* **Provided material**
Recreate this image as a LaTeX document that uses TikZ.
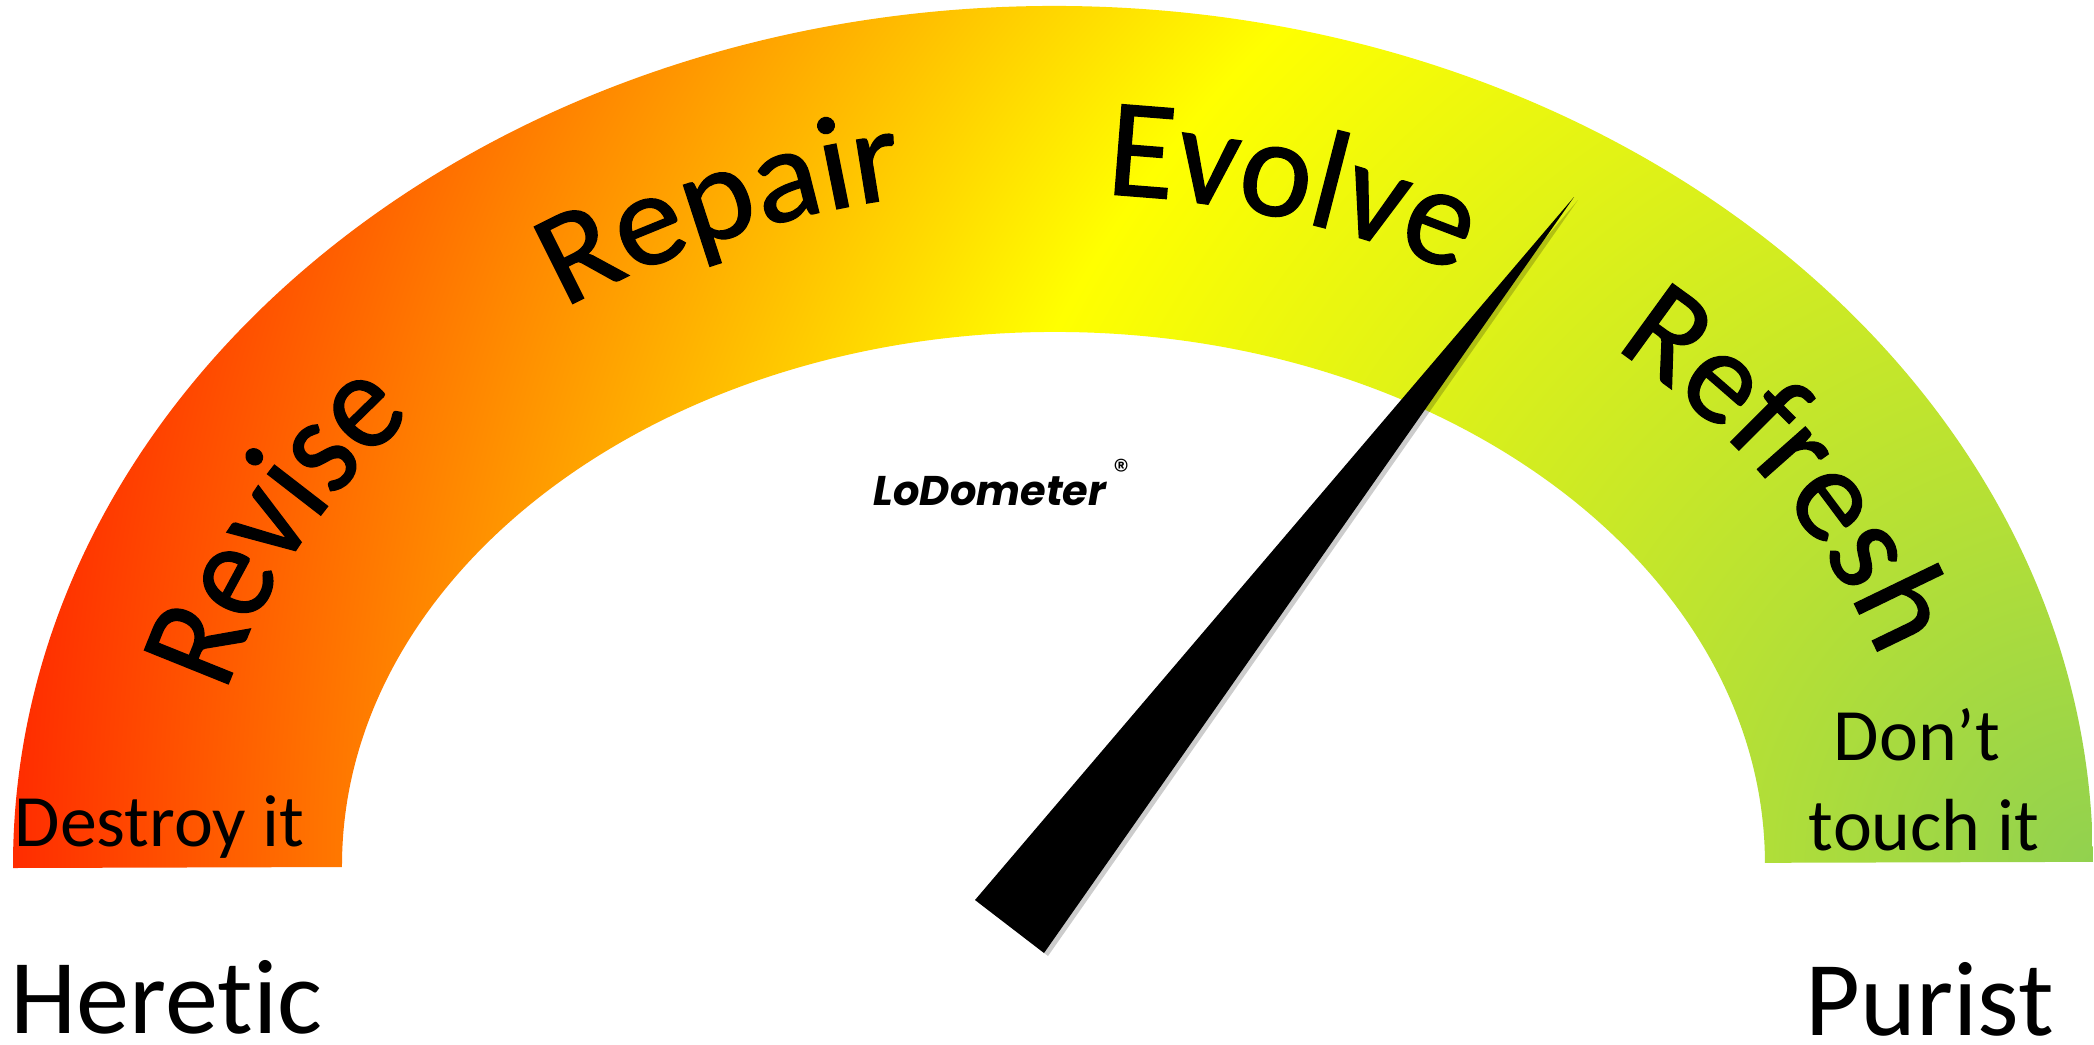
\documentclass[tikz,border=0pt]{standalone}
\usepackage{fontspec}
\setmainfont{Carlito}[Ligatures=NoCommon]
\newfontfamily\logofont{Poppins}
\newfontfamily\wordfont{Carlito}[Ligatures=NoCommon, FakeBold=1]
\usetikzlibrary{decorations.text}

\pgfdeclareradialshading{gaugefade}{\pgfpoint{0bp}{0bp}}{rgb(0bp)=(0.57,0.82,0.31); rgb(331bp)=(1,1,0); rgb(409bp)=(1,0.75,0); rgb(644bp)=(1,0,0)}

\tikzset{
    sidelabel/.style={font=\fontsize{30.2}{30.2}\selectfont, inner sep=0pt},
    endlabel/.style={font=\fontsize{21}{25.6}\selectfont, inner sep=0pt},
    wordart/.style n args={3}{decorate, decoration={text along path, text align=center, text={|\wordfont\addfontfeature{FakeStretch=#2}\fontsize{#1}{#1}\selectfont|#3}}}
}

\begin{document}
\begin{tikzpicture}[x=0.01cm, y=0.01cm]
    \useasboundingbox (0,0) rectangle (2094,1044);
    \fill[white] (0,0) rectangle (2094,1044);

    % Gauge band
    \begin{scope}[rotate around={0.17:(13,176)}]
        \clip (13,176) arc[start angle=180, end angle=0, x radius=1040, y radius=859]
            -- (1765,176) arc[start angle=0, end angle=180, x radius=711.5, y radius=533] -- cycle;
        \node[inner sep=0pt] (fade) at (2094,174) {\pgfuseshading{gaugefade}};
    \end{scope}

    % Curved words
    \path[wordart={40}{0.92}{Revise}] ([shift={(170:855 and 681)}]1052,176) arc[start angle=170, end angle=134, x radius=855, y radius=681];
    \path[wordart={38}{1.03}{Repair}] ([shift={(130:855 and 681)}]1052,176) arc[start angle=130, end angle=95, x radius=855, y radius=681];
    \path[wordart={40}{0.975}{Evolve}] ([shift={(92:860 and 675)}]1052,176) arc[start angle=92, end angle=56, x radius=860, y radius=675];
    \path[wordart={38}{1}{Refresh}] ([shift={(54:870 and 681)}]1052,176) arc[start angle=54, end angle=13, x radius=870, y radius=681];

    % Needle
    \fill[black, opacity=0.2] (979,141) -- (1578,844) -- (1048,88) -- cycle;
    \fill[black] (975,144) -- (1574,847) -- (1044,91) -- cycle;

    % Logo
    \node[anchor=base west, inner sep=0pt, font=\logofont\bfseries\itshape\fontsize{11.8}{11.8}\selectfont] (logo) at (873,539)
        {LoDometer\,\raisebox{1ex}{\fontsize{9}{9}\selectfont\mdseries\upshape ®}};

    % Labels
    \node[endlabel, anchor=base west] (destroy) at (14,198) {Destroy it};
    \node[endlabel, anchor=base, align=center] (dont) at (1917,284) {Don’t};
    \node[endlabel, anchor=base, align=center] (touch) at (1924,194) {touch it};
    \node[sidelabel, anchor=base west] (heretic) at (10,11) {Heretic};
    \node[sidelabel, anchor=base west] (purist) at (1805,9) {Purist};
\end{tikzpicture}
\end{document}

* **The exercise**
Reproduce the whole listing above word for word, but not its pictures.

* **Solution below**
Recreate this image as a LaTeX document that uses TikZ.
\documentclass[tikz,border=0pt]{standalone}
\usepackage{fontspec}
\setmainfont{Carlito}[Ligatures=NoCommon]
\newfontfamily\logofont{Poppins}
\newfontfamily\wordfont{Carlito}[Ligatures=NoCommon, FakeBold=1]
\usetikzlibrary{decorations.text}

\pgfdeclareradialshading{gaugefade}{\pgfpoint{0bp}{0bp}}{rgb(0bp)=(0.57,0.82,0.31); rgb(331bp)=(1,1,0); rgb(409bp)=(1,0.75,0); rgb(644bp)=(1,0,0)}

\tikzset{
    sidelabel/.style={font=\fontsize{30.2}{30.2}\selectfont, inner sep=0pt},
    endlabel/.style={font=\fontsize{21}{25.6}\selectfont, inner sep=0pt},
    wordart/.style n args={3}{decorate, decoration={text along path, text align=center, text={|\wordfont\addfontfeature{FakeStretch=#2}\fontsize{#1}{#1}\selectfont|#3}}}
}

\begin{document}
\begin{tikzpicture}[x=0.01cm, y=0.01cm]
    \useasboundingbox (0,0) rectangle (2094,1044);
    \fill[white] (0,0) rectangle (2094,1044);

    % Gauge band
    \begin{scope}[rotate around={0.17:(13,176)}]
        \clip (13,176) arc[start angle=180, end angle=0, x radius=1040, y radius=859]
            -- (1765,176) arc[start angle=0, end angle=180, x radius=711.5, y radius=533] -- cycle;
        \node[inner sep=0pt] (fade) at (2094,174) {\pgfuseshading{gaugefade}};
    \end{scope}

    % Curved words
    \path[wordart={40}{0.92}{Revise}] ([shift={(170:855 and 681)}]1052,176) arc[start angle=170, end angle=134, x radius=855, y radius=681];
    \path[wordart={38}{1.03}{Repair}] ([shift={(130:855 and 681)}]1052,176) arc[start angle=130, end angle=95, x radius=855, y radius=681];
    \path[wordart={40}{0.975}{Evolve}] ([shift={(92:860 and 675)}]1052,176) arc[start angle=92, end angle=56, x radius=860, y radius=675];
    \path[wordart={38}{1}{Refresh}] ([shift={(54:870 and 681)}]1052,176) arc[start angle=54, end angle=13, x radius=870, y radius=681];

    % Needle
    \fill[black, opacity=0.2] (979,141) -- (1578,844) -- (1048,88) -- cycle;
    \fill[black] (975,144) -- (1574,847) -- (1044,91) -- cycle;

    % Logo
    \node[anchor=base west, inner sep=0pt, font=\logofont\bfseries\itshape\fontsize{11.8}{11.8}\selectfont] (logo) at (873,539)
        {LoDometer\,\raisebox{1ex}{\fontsize{9}{9}\selectfont\mdseries\upshape ®}};

    % Labels
    \node[endlabel, anchor=base west] (destroy) at (14,198) {Destroy it};
    \node[endlabel, anchor=base, align=center] (dont) at (1917,284) {Don’t};
    \node[endlabel, anchor=base, align=center] (touch) at (1924,194) {touch it};
    \node[sidelabel, anchor=base west] (heretic) at (10,11) {Heretic};
    \node[sidelabel, anchor=base west] (purist) at (1805,9) {Purist};
\end{tikzpicture}
\end{document}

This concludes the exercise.